Forrói functioned as count (head) of the court of Dowager Queen Elizabeth in 1282. She was then acted as Duchess of Macsó and Bosnia. Forrói lost the dignity in 1286 at the latest. In the upcoming years, he again entered the service of the queen consort Isabella. He was styled as count (or head) of her queenly court in May 1290, not long before the assassination of Ladislaus IV. Forrói did not hold any court positions during the reign of Andrew III. The Forrói family, along with majority of the landowners were forced the enter the service of the powerful oligarch Amadeus Aba, who ruled Northeast Hungary independent of the royal power at least since the early 1290s. Forrói filed a lawsuit over the estate Kölcsény (which he formerly possessed) against James the Kuke (progenitor of the prestigious Lónyay family) in early 1296. Judge royal Apor Péc ruled in favor of Forrói. During a lawsuit over the estate Fony, Forrói represented the interests of the plaintiff Catherine Csák as her lawyer in December 1297. Forrói won the case for Catherine, presenting a former letter of donation of the late Duke Stephen to her mother Agnes from 1269; she ultimately was progenitress of the Fonyi family. Forrói acted as co-judge during a lawsuit in July 1299.

As a familiaris of Amadeus Aba, Forrói and his family were supporters of Charles of Anjou during the era of interregnum. Forrói attended the second coronation of Charles I in Buda on 15 June 1309. He was referred to as "baron" on that occasion. In the same year, he functioned as count or judge of the queenly court of Maria of Bytom, the spouse of Charles I. Due to his advanced age and declining health, Forrói divided his estates between his two sons, Aladar (II) and James (I).
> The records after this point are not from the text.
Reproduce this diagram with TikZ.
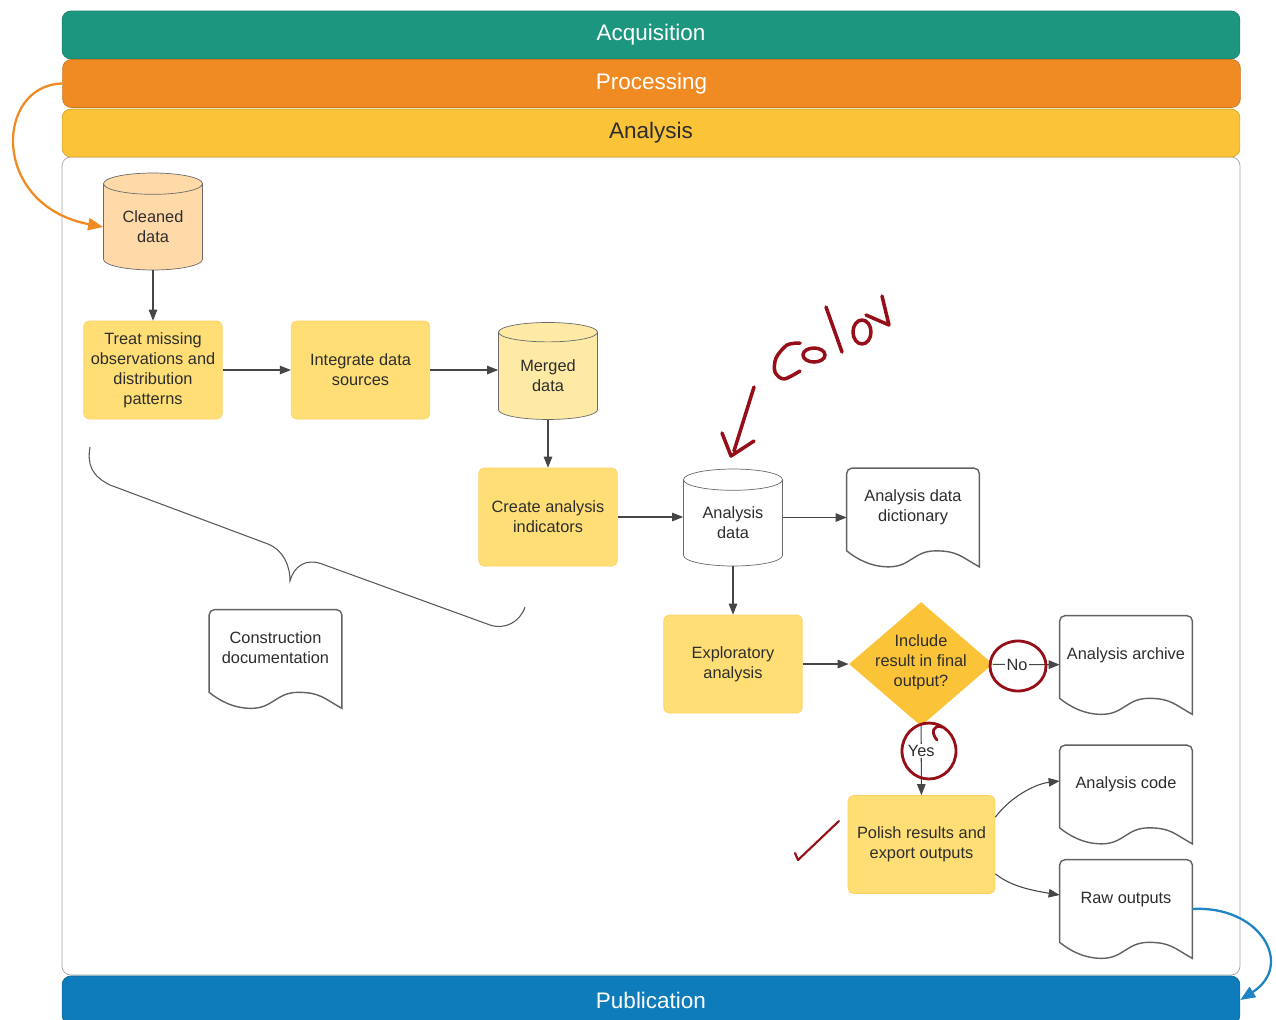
\documentclass[tikz,border=0pt]{standalone}
\usepackage{fontspec}
\setmainfont{Liberation Sans}
\definecolor{AcqTeal}{RGB}{28,150,126}
\definecolor{ProcOrange}{RGB}{240,139,35}
\definecolor{AnaYellow}{RGB}{251,195,56}
\definecolor{PubBlue}{RGB}{14,123,186}
\definecolor{BoxYellow}{RGB}{255,223,117}
\definecolor{MergeYellow}{RGB}{255,234,165}
\definecolor{CleanPeach}{RGB}{255,218,168}
\definecolor{LineGray}{RGB}{70,70,70}
\definecolor{TextDark}{RGB}{45,45,45}
\definecolor{FrameGray}{RGB}{165,165,165}
\definecolor{PenRed}{RGB}{150,14,24}
\definecolor{LinkBlue}{RGB}{30,132,196}
\usetikzlibrary{shapes.geometric, arrows.meta, positioning, calc}

% centred text that does not widen its node
\newcommand\doctext[2][0.12cm]{\raisebox{#1}[0pt][0pt]{\makebox[0pt]{\begin{tabular}{@{}c@{}}#2\end{tabular}}}}

\begin{document}
\begin{tikzpicture}[x=0.02cm, y=-0.02cm,
        every node/.style={text=TextDark, font=\fontsize{9.3}{11.4}\selectfont},
        band/.style={fill=#1, draw=#1!85!black, rounded corners=5pt, inner sep=0pt,
                     minimum width=23.56cm, minimum height=0.96cm,
                     text=white, font=\fontsize{12.8}{15}\selectfont},
        proc/.style={fill=BoxYellow, draw=BoxYellow!85!orange, rounded corners=3pt,
                     minimum width=2.77cm, minimum height=1.96cm, align=center, inner sep=2pt},
        store/.style={cylinder, shape border rotate=90, aspect=0.35, draw=LineGray!80,
                      cylinder uses custom fill, cylinder body fill=#1, cylinder end fill=#1,
                      minimum width=1.98cm, minimum height=1.94cm, inner sep=0pt, align=center},
        doc/.style={rectangle, minimum width=2.64cm, minimum height=1.96cm, inner sep=0pt},
        docline/.style={draw=LineGray!85, line width=0.8pt},
        decide/.style={diamond, fill=AnaYellow, minimum width=2.88cm, minimum height=2.48cm, inner sep=0pt},
        arr/.style={-{Triangle[length=0.22cm,width=0.17cm]}, LineGray, line width=0.6pt},
        bigarr/.style={-{Triangle[length=0.3cm,width=0.24cm]}, line width=1.3pt},
        pen/.style={PenRed, line width=2pt, line cap=round, line join=round}
      ]
        \useasboundingbox (0,0) rectangle (1276,1019);

        % frame and phase bands
        \draw[FrameGray, fill=white, rounded corners=5pt] (62,157) rectangle (1240,975);
        \node[band=AcqTeal] (acq) at (651,35) {Acquisition};
        \node[band=ProcOrange] (proc) at (651.5,83.5) {Processing};
        \node[band=AnaYellow, text=TextDark] (ana) at (651,133) {Analysis};
        \node[band=PubBlue] (pub) at (651,1000) {Publication};

        % steps
        \node[store=CleanPeach] (cleaned) at (153,227) {Cleaned\\data};
        \node[proc] (treat) at (153,370) {Treat missing\\observations and\\distribution\\patterns};
        \node[proc] (integrate) at (360.5,370) {Integrate data\\sources};
        \node[store=MergeYellow] (merged) at (548,376) {Merged\\data};
        \node[proc] (indicators) at (548,517) {Create analysis\\indicators};
        \node[store=white] (anadata) at (733,523) {Analysis\\data};
        \node[doc] (dictdoc) at (913,517.5) {\doctext{Analysis data\\dictionary}};
        \node[proc] (explore) at (733,664) {Exploratory\\analysis};
        \node[decide] (include) at (921,664) {\doctext[-0.05cm]{Include\\result in final\\output?}};
        \node[doc] (archivedoc) at (1126,665) {\doctext{Analysis archive}};
        \node[proc, minimum width=2.94cm] (polish) at (921.5,844.5) {Polish results and\\export outputs};
        \node[doc] (codedoc) at (1126,794.5) {\doctext{Analysis code}};
        \node[doc] (rawdoc) at (1126,909) {\doctext{Raw outputs}};
        \node[doc] (consdoc) at (275.5,659) {\doctext{Construction\\documentation}};

        % document outlines
        \foreach \n in {dictdoc,archivedoc,codedoc,rawdoc,consdoc}
          \draw[docline] ($(\n.south west)+(0,-16)$) [rounded corners=3pt] -- (\n.north west)
            -- (\n.north east) [sharp corners] -- (\n.south east)
            .. controls +(-18,-10) and +(22,0) .. ($(\n.south west)+(89,-16)$)
            .. controls +(-22,0) and +(22,0) .. ($(\n.south west)+(42,0)$)
            .. controls +(-18,0) and +(10,8) .. ($(\n.south west)+(0,-16)$) -- cycle;

        % brace
        \draw[LineGray!90, line width=0.6pt] (90,447) .. controls (87,465) and (92,476) .. (110,485)
          -- (268,544) .. controls (283,550) and (290,565) .. (290,581)
          .. controls (294,566) and (306,558) .. (322,564)
          -- (490,625) .. controls (505,630) and (520,622) .. (525,607);

        % flow
        \draw[arr] (cleaned) -- (treat);
        \draw[arr] (treat) -- (integrate);
        \draw[arr] (integrate) -- (merged.west |- integrate);
        \draw[arr] (merged) -- (indicators);
        \draw[arr] (indicators) -- (anadata.west |- indicators);
        \draw[arr] (anadata.east |- dictdoc) -- (dictdoc);
        \draw[arr] (anadata) -- (explore);
        \draw[arr] (explore) -- (include);
        \draw[arr] (include) -- node[fill=white, inner sep=1pt, pos=0.36] (nolbl) {No} (archivedoc);
        \draw[arr] (include) -- node[fill=white, inner sep=1pt, pos=0.36] (yeslbl) {Yes} (polish);
        \draw[arr] ([yshift=-0.44cm]polish.north east) .. controls +(15,-20) and +(-25,3) .. ([yshift=0.27cm]codedoc.west);
        \draw[arr] ([yshift=0.4cm]polish.south east) .. controls +(15,12) and +(-30,-5) .. ([yshift=0.28cm]rawdoc.west);

        % links between phases
        \draw[bigarr, ProcOrange] (proc.west) .. controls (-5,85) and (-10,205) .. (cleaned.west);
        \draw[bigarr, LinkBlue] (rawdoc.east) .. controls (1260,905) and (1295,965) .. (pub.east);

        % handwritten marks
        \draw[pen] (754,387) -- (734,451);
        \draw[pen] (722,433) -- (731,456) -- (754,441);
        \draw[pen] plot[smooth] coordinates {(800,343) (787,345) (776,358) (775,372) (784,379) (800,371)};
        \draw[pen] (814,355) ellipse [x radius=11, y radius=7];
        \draw[pen] (826,307) -- (842,352);
        \draw[pen] (862,332) ellipse [x radius=9, y radius=12];
        \draw[pen] (866,315) -- (889,325) -- (882,296);
        \draw[pen, line width=1.6pt] (1018,666) ellipse [x radius=28, y radius=25];
        \draw[pen, line width=1.6pt] (929,751) ellipse [x radius=27, y radius=28];
        \draw[pen, line width=1.6pt] (937,740) .. controls (930,732) and (934,724) .. (942,727);
        \draw[pen, line width=1.2pt] (839,821) -- (798,860) -- (795,853);
      \end{tikzpicture}
\end{document}
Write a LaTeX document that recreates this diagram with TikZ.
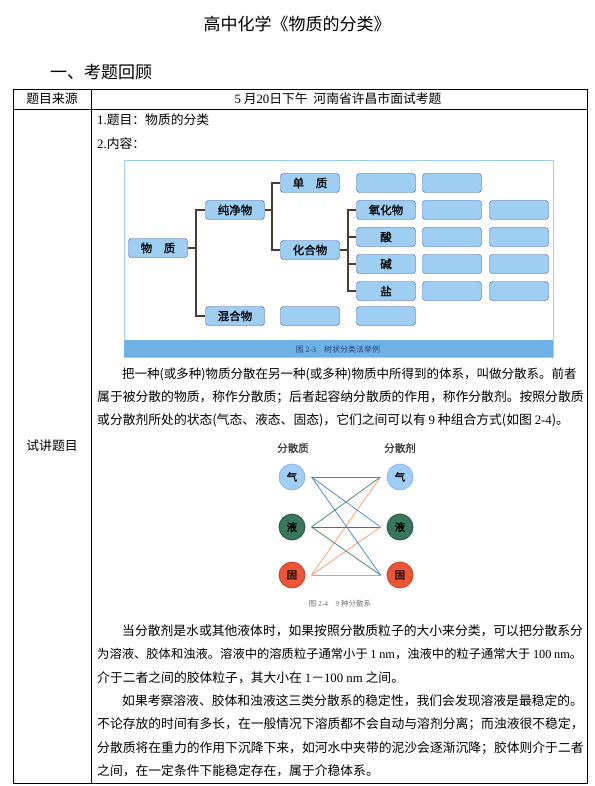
\documentclass[tikz,border=0pt]{standalone}
\usepackage{fontspec}
\setmainfont{Noto Sans CJK SC}
\newfontfamily\latin{Liberation Serif}
\newfontfamily\boxfont[FakeBold=1.2]{Noto Sans CJK SC}
\usetikzlibrary{positioning}
\XeTeXlinebreaklocale "zh"
\XeTeXlinebreakskip=0pt plus 1pt minus 0.4pt
\definecolor{boxblue}{RGB}{158,206,242}
\definecolor{boxline}{RGB}{58,92,168}
\definecolor{bandblue}{RGB}{110,178,232}
\definecolor{treeline}{RGB}{70,62,55}
\definecolor{gasfill}{RGB}{160,206,246}
\definecolor{gasline}{RGB}{62,132,222}
\definecolor{liqfill}{RGB}{58,118,92}
\definecolor{liqline}{RGB}{66,130,98}
\definecolor{solfill}{RGB}{238,84,54}
\definecolor{solline}{RGB}{250,152,104}
\newcommand{\bodyfont}{\fontsize{12.8pt}{15pt}\selectfont}
\newcommand{\fullline}[2]{\hbox to #1{#2}}

\begin{document}
\begin{tikzpicture}[x=1pt,y=-1pt,
  treebox/.style={draw=boxline,fill=boxblue,rounded corners=3pt,minimum width=59pt,minimum height=19pt,inner sep=0pt,font=\boxfont\fontsize{11.5}{12}\selectfont},
  branch/.style={draw=treeline,line width=1.1pt},
  phase/.style={circle,minimum size=26pt,inner sep=0pt,outer sep=6.5pt,line width=0.8pt,font=\boxfont\fontsize{10.5}{10}\selectfont},
  body/.style={anchor=west,inner sep=0pt,font=\bodyfont},
  cell/.style={inner sep=0pt,font=\bodyfont}]
\useasboundingbox (0,0) rectangle (594,786);
\fill[white] (0,0) rectangle (594,786);

\node[font=\fontsize{17}{17}\selectfont] (title) at (297,24) {高中化学《物质的分类》};
\node[font=\fontsize{17}{17}\selectfont,anchor=west,inner sep=0pt] (review) at (50,72) {一、考题回顾};

\draw[line width=0.8pt] (13,89) rectangle (587,783);
\draw[line width=0.8pt] (13,109) -- (587,109);
\draw[line width=0.8pt] (91,89) -- (91,783);
\node[cell] (srclbl) at (52,99) {题目来源};
\node[cell] (src) at (338,99) {{\latin 5} 月{\latin 20}日下午\ \ 河南省许昌市面试考题};
\node[cell] (tasklbl) at (52,446) {试讲题目};

\node[body] (topic) at (97,120) {{\latin 1.}题目：物质的分类};
\node[body] (content) at (97,144) {{\latin 2.}内容：};

\draw[draw=boxblue,fill=white] (124,160) rectangle (553,357);
\fill[bandblue] (124,340) rectangle (553,357);
\node[font=\fontsize{8}{8}\selectfont,text=boxline!70!black] (cap1) at (338,349) {图 {\latin 2-3}\quad 树状分类法举例};

\node[treebox] (matter) at (158,248) {物　质};
\node[treebox] (pure) at (235,210) {纯净物};
\node[treebox] (mixture) at (235,316) {混合物};
\node[treebox] (element) at (310,183) {单　质};
\node[treebox] (compound) at (310,250) {化合物};
\node[treebox] (oxide) at (386,210) {氧化物};
\node[treebox] (acid) at (386,237) {酸};
\node[treebox] (base) at (386,264) {碱};
\node[treebox] (salt) at (386,291) {盐};
\foreach \x/\y in {386/183,452/183,452/210,519/210,452/237,519/237,452/264,519/264,452/291,519/291,310/316,386/316}
  \node[treebox] (blank-\x-\y) at (\x,\y) {};

\coordinate (spineA) at (196,248);
\coordinate (spineB) at (272,210);
\coordinate (spineC) at (348,250);
\draw[branch] (matter.east) -- (spineA);
\draw[branch] (spineA) |- (pure.west);
\draw[branch] (spineA) |- (mixture.west);
\draw[branch] (pure.east) -- (spineB);
\draw[branch] (spineB) |- (element.west);
\draw[branch] (spineB) |- (compound.west);
\draw[branch] (compound.east) -- (spineC);
\foreach \k in {oxide,acid,base,salt}
  \draw[branch] (spineC) |- (\k.west);

\node[body,font=\fontsize{12.5pt}{15pt}\selectfont] (p1a) at (122,374) {\fullline{460pt}{把一种(或多种)物质分散在另一种(或多种)物质中所得到的体系，叫做分散系。前者}};
\node[body] (p1b) at (97,397) {\fullline{485pt}{属于被分散的物质，称作分散质；后者起容纳分散质的作用，称作分散剂。按照分散质}};
\node[body] (p1c) at (97,420) {或分散剂所处的状态(气态、液态、固态)，它们之间可以有 {\latin 9} 种组合方式(如图 {\latin 2-4})。};

\node[font=\boxfont\fontsize{10.5}{10}\selectfont,text=black!75] (dispersed) at (293,448) {分散质};
\node[font=\boxfont\fontsize{10.5}{10}\selectfont,text=black!75] (medium) at (400,448) {分散剂};
\node[phase,fill=gasfill,draw=gasline!60] (gasL) at (292,477) {气};
\node[phase,fill=liqfill,draw=liqfill!70!black] (liqL) at (292,527) {液};
\node[phase,fill=solfill,draw=solfill!80!black] (solL) at (292,575) {固};
\node[phase,fill=gasfill,draw=gasline!60] (gasR) at (400,477) {气};
\node[phase,fill=liqfill,draw=liqfill!70!black] (liqR) at (400,527) {液};
\node[phase,fill=solfill,draw=solfill!80!black] (solR) at (400,575) {固};
\foreach \r in {gasR,liqR,solR} {
  \draw[gasline,line width=0.7pt] (gasL.east) -- (\r.west);
  \draw[liqline,line width=0.7pt] (liqL.east) -- (\r.west);
  \draw[solline,line width=0.7pt] (solL.east) -- (\r.west);
}
\node[font=\fontsize{7.5}{8}\selectfont,text=black!55] (cap2) at (340,604) {图 {\latin 2-4}\quad {\latin 9} 种分散系};

\node[body] (p2a) at (122,631) {\fullline{460pt}{当分散剂是水或其他液体时，如果按照分散质粒子的大小来分类，可以把分散系分}};
\node[body,font=\fontsize{12.3pt}{15pt}\selectfont] (p2b) at (97,654) {\fullline{485pt}{为溶液、胶体和浊液。溶液中的溶质粒子通常小于{\latin\ 1 nm}，浊液中的粒子通常大于{\latin\ 100 nm}。}};
\node[body] (p2c) at (97,678) {介于二者之间的胶体粒子，其大小在 {\latin 1}－{\latin 100 nm} 之间。};
\node[body] (p3a) at (122,701) {\fullline{460pt}{如果考察溶液、胶体和浊液这三类分散系的稳定性，我们会发现溶液是最稳定的。}};
\node[body] (p3b) at (97,724) {\fullline{485pt}{不论存放的时间有多长，在一般情况下溶质都不会自动与溶剂分离；而浊液很不稳定，}};
\node[body] (p3c) at (97,748) {\fullline{485pt}{分散质将在重力的作用下沉降下来，如河水中夹带的泥沙会逐渐沉降；胶体则介于二者}};
\node[body] (p3d) at (97,771) {之间，在一定条件下能稳定存在，属于介稳体系。};
\end{tikzpicture}
\end{document}
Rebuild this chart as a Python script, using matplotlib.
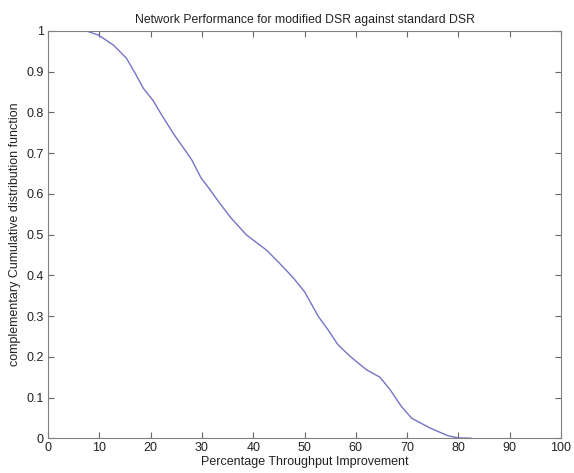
import matplotlib
matplotlib.use("Agg")
import matplotlib.pyplot as plt
from matplotlib.ticker import FuncFormatter

plt.rcParams['font.family'] = ['Liberation Sans', 'DejaVu Sans']

improvement = [0, 7.5, 9.8, 12.7, 15.3, 17.0, 18.6, 20.5, 22.0, 24.6, 26.4, 28.0, 29.8,
               31.6, 33.3, 35.6, 38.7, 42.6, 45.5, 47.8, 50.0, 52.7, 54.6, 56.5,
               58.9, 62.1, 64.7, 66.7, 68.9, 70.9, 74.5, 78.0, 80.0, 82.5]
ccdf = [1.0, 1.0, 0.99, 0.966, 0.933, 0.896, 0.859, 0.829, 0.797, 0.745, 0.713, 0.684, 0.640,
        0.610, 0.580, 0.542, 0.499, 0.462, 0.425, 0.394, 0.360, 0.299, 0.266, 0.230,
        0.201, 0.168, 0.150, 0.119, 0.078, 0.049, 0.025, 0.006, 0.001, 0.0]

xticks = [0, 10, 20, 30, 40, 50, 60, 70, 80, 90, 100]
yticks = [0, 0.1, 0.2, 0.3, 0.4, 0.5, 0.6, 0.7, 0.8, 0.9, 1.0]

fig = plt.figure(figsize=(5.74, 4.73), dpi=100)
ax = fig.add_axes([0.0836, 0.0734, 0.8938, 0.8611])
ax.plot(improvement, ccdf, color='#7474c6', lw=1.0)
ax.set_xlim(0, 100)
ax.set_ylim(0, 1)
ax.set_xticks(xticks)
ax.set_yticks(yticks)
fmt = FuncFormatter(lambda v, p: '%g' % v)
ax.xaxis.set_major_formatter(fmt)
ax.yaxis.set_major_formatter(fmt)
ax.tick_params(direction='in', top=True, right=True, length=4, width=0.8,
               colors='#666666', labelcolor='#222222', labelsize=9, pad=3)
for s in ax.spines.values():
    s.set_color('#808080')
    s.set_linewidth(0.8)
ax.set_title('Network Performance for modified DSR against standard DSR',
             fontsize=8.8, color='#222222', pad=6)
ax.set_xlabel('Percentage Throughput Improvement', fontsize=9, color='#222222', labelpad=1)
ax.set_ylabel('complementary Cumulative distribution function', fontsize=9,
              color='#222222', labelpad=4)
fig.savefig('out.png', dpi=100)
The latter was granted Szentmiklós, Szolyva and Verecke (by that time, the Forróis owned them again) without reserving any rights for himself and his elder son. In his another charter, he divided the Forró lordship – Forró, Devecser, Fancsal and Lak –, the estate Orjavica in Požega County and vineyards in Somogy County between Aladar (II) and James. The elderly Forrói was last mentioned as a living person in September 1310, when he and his sons bought Felináncs from the clan Zoárd.

==Descendants==
Forrói died in 1310 or 1311. It is plausible that he was already dead, when Amadeus Aba was assassinated in September 1311 in Kassa (today Košice, Slovakia). Charles I arbitrated an agreement between Amadeus' sons and the town, which also prescribed that the Abas withdraw from two counties and allow the noblemen inhabiting their domains to freely join Charles. In accordance with the treaty, Aladar (II) and James were two of the 47 lords, who offered hostages in order to preserve lasting peace. However, the Abas soon entered into an alliance with Matthew Csák against the king, which resulted in his familiares having to decide between serving the king or the influential clan.

The brothers chose a different path. James swore oath of allegiance to Charles I. He fought in the Battle of Rozgony against the Aba clan on 15 June 1312, where he was killed. Aladar (II) remained a partisan of the local oligarchic domain of the Aba clan. In December 1312, his troops assaulted a bailiff of the new pro-royal ispán Michael Szikszói in his estate Fancsal. He was among the supporters of Matthew Csák in 1316. The Forrói family survived only one more generation. The most influential of them all was John, a son of James, who was vice-ispán of Abaúj County in 1342. He died without descendants around 1360, ending the Forrói line after three generations.